Over the centuries, England has seen toast, then called “tost” being eaten as a sop (a piece of bread, preferably toasted, used to mop up soup or other liquids), until now, when toast-with-a-topping is routine. In the 16th century, meat toppings became popular; sometimes sweetened, as in kidneys, eggs, sugar and flavourings; and sometimes savoury. Towards the end of that century, toppings we now consider the norm became common: Poached eggs, buttered (or scrambled) eggs, ham or bacon, melted cheese. All of these are associated with toast, as are beans, sardines and marmalade. But in India, we have made it our own; we have more: Bombay toast, Bombay toast sandwich, and rusks, differentiated as “cake” rusk and “toss” rusk” where “toss” presumably means toast, and is harder and less sweet than the “cake” type.
Bombay — or should we now call it Mumbai — toast is a version of French toast, and a Bombay toast sandwich is what in some Delhi circles is called a “patty”: A toasted sandwich. Anita the cruel once affected innocence and asked a colleague, eyes opened wide in awe, how she had had the time to make flaky pastry before reporting to work at the crack of dawn. Because that poor ignoramus had said that she’s made “patties” for the family’s breakfast. Of course Anita knew what she’d meant: Some vegetable leftovers (or mashed and spiced potatoes) sandwiched in sliced white bread, buttered and toasted (or grilled) in that wonderful tongs-like appliance, a “tasty toast” maker.

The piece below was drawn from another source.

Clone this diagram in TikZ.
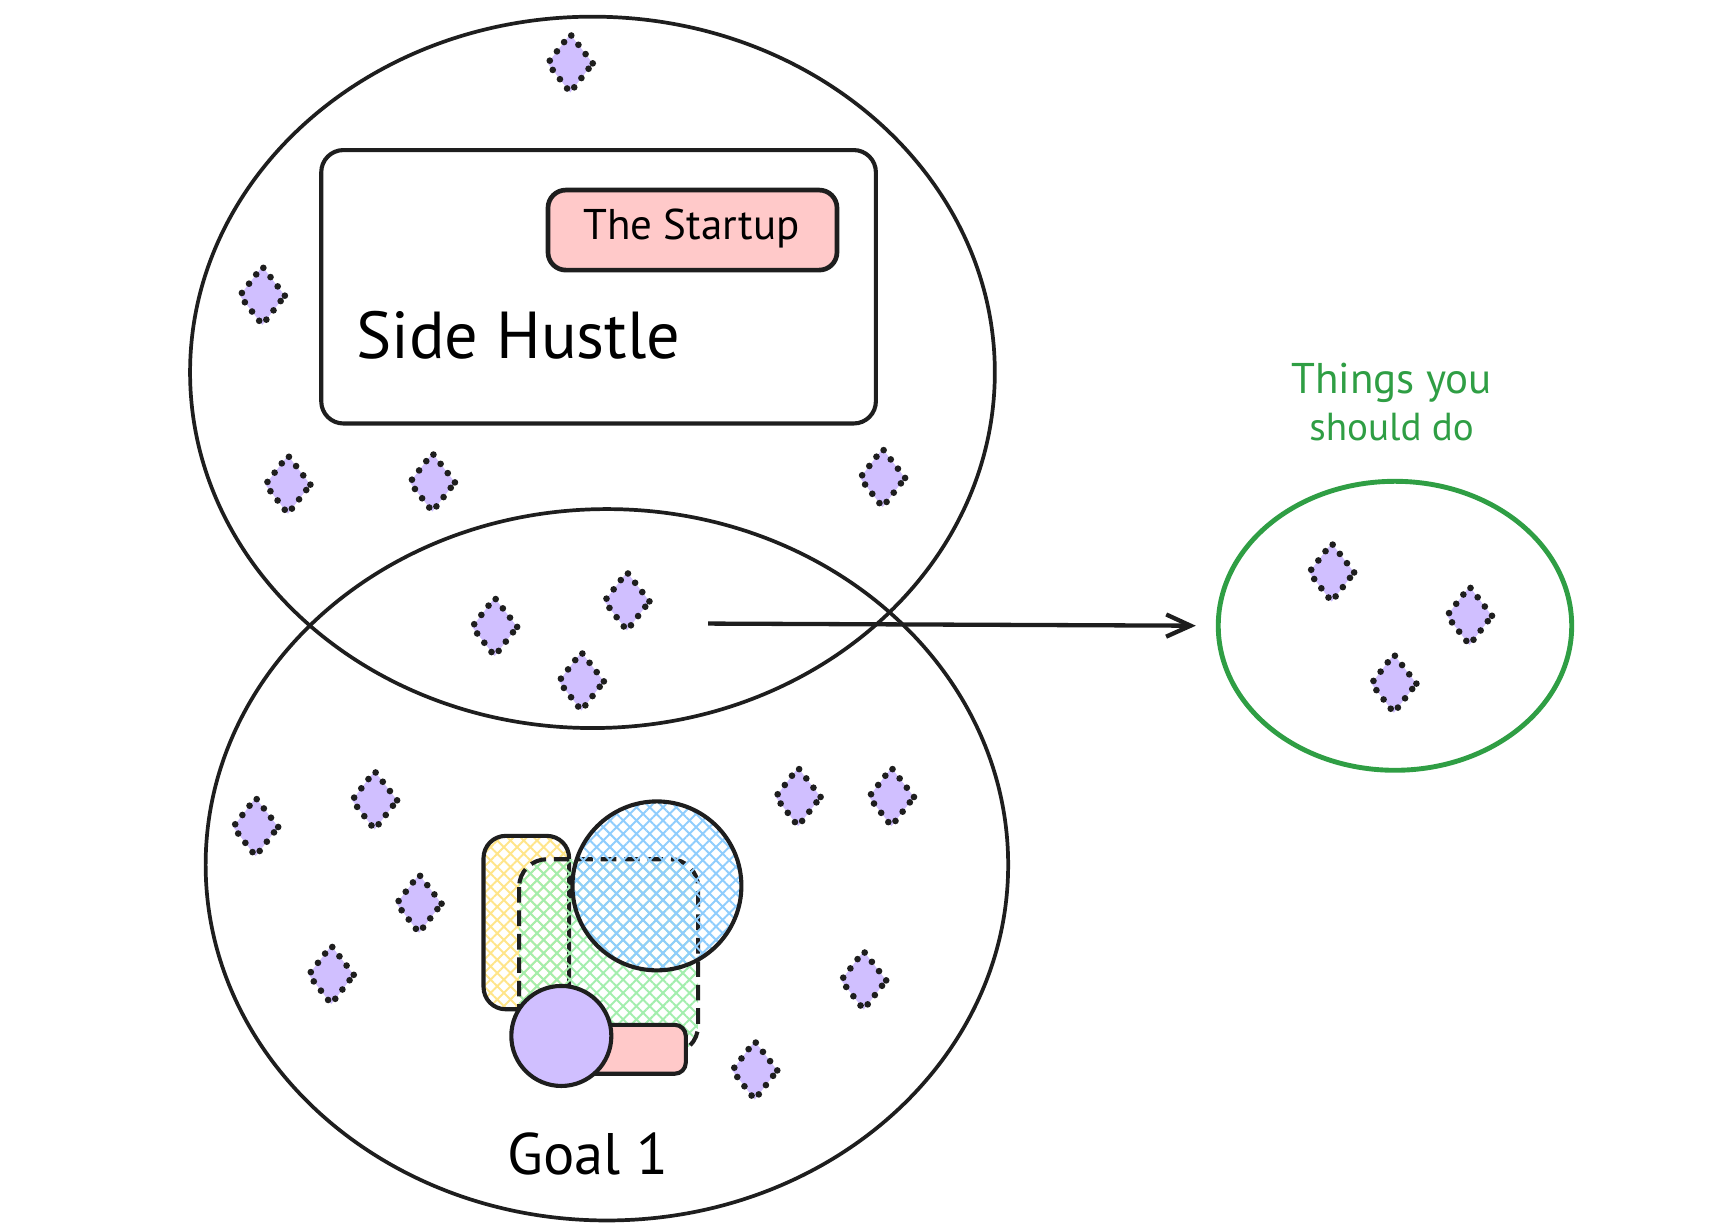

French Toast, pain perdu, literally, “lost bread” is a dessert and consists of slices of stale bread soaked in milk, dipped in eggs beaten with sugar, then lightly fried in butter. It is served hot and crisp. According to the Larousse Gastronomique it was originally intended to use up crusty and leftover pieces of bread, and today is made with brioche or milk bread and served with custard cream, jam or compote. In France it was formerly called pain crotté, pain à la romaine, or croûtes dorées.

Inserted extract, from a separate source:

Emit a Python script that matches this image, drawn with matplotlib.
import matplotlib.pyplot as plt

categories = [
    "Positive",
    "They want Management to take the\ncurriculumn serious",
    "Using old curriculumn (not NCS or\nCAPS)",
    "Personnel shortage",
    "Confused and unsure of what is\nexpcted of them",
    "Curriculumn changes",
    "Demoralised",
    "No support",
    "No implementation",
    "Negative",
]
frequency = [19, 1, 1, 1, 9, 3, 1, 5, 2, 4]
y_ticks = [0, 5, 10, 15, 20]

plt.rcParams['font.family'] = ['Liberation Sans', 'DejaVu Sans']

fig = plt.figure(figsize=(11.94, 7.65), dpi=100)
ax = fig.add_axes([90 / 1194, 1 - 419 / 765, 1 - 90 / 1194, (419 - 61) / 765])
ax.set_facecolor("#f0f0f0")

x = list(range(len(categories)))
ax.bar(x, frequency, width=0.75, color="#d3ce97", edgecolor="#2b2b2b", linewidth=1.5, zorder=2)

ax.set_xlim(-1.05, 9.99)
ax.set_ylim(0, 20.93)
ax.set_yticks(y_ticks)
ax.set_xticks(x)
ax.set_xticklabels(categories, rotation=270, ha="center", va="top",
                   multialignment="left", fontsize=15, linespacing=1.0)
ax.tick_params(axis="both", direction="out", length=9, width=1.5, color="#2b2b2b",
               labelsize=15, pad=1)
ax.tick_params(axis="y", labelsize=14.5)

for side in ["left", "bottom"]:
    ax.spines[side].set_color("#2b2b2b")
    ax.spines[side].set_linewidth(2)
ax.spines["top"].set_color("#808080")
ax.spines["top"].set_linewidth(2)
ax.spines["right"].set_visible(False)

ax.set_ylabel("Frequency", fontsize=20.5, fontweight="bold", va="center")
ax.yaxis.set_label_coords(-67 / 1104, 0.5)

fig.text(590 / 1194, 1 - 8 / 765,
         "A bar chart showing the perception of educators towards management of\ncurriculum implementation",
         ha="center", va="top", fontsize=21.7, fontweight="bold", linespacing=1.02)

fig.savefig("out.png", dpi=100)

In India it is often served for breakfast, only sometimes sweet. Savoury, it is made with salt instead of sugar, finely chopped onions, green chillies and fresh coriander.
2 cups milk
Half vanilla pod or 1/2 tsp vanilla essence
1/2 cup sugar
250g stale brioche (or milk bread), cut into thick slices
2 eggs, beaten well
2-3 tsp caster sugar
1/2 cup butter
Boil milk with vanilla and sugar. Leave to cool. Soak cut bread in cooled milk, only long enough to wet thoroughly without falling apart. Stir a spoon of sugar into beaten egg. In a heavy-bottomed skillet, heat butter. Meanwhile dip bread in egg-sugar mixture, then fry in hot butter. When golden on one side, turn over gently and fry other side till cooked, crisp and golden. Arrange bread slices in a round dish, dust over with remaining caster sugar, and serve hot with cream, cream custard, jam or stewed fruit.
This toast dish combines all the usual toppings, and is very similar to Welsh rarebit (or rabbit) but with added ham.
2 tbsp butter
2 tbsp all-purpose flour
1 cup whole milk
Pinch of ground nutmeg
1 bay leaf
4 slices firm white sandwich bread
4 thin slices Black Forest ham
150 g sliced Gruyère cheese
1 tbsp melted butter
1/4 cup grated Gruyère cheese
2 teaspoons chopped fresh chives
Melt two tbsp butter in small saucepan over medium heat. Add flour and stir one minute. Gradually whisk in milk. Add nutmeg and bay leaf. Increase heat to medium-high and boil until sauce thickens, whisking constantly, about two minutes.
Season with salt and pepper and keep aside. Preheat grill. Place two bread slices on work surface. Top each with half of ham and sliced Gruyère. Top with remaining bread. Heat heavy large skillet over low heat. Brush sandwiches with one tbsp melted butter. Add to skillet and cook until deep golden brown, about two minutes per side. Transfer to small metal baking sheet. Spoon sauce, then grated cheese over sandwiches. Grill until cheese begins to brown, about two minutes.
(Processed cheese is not a great substitute, but does when you’re strapped.
A variation is the croque-madame (or, in Normandy, a croque-cheval), with a fried egg on top.)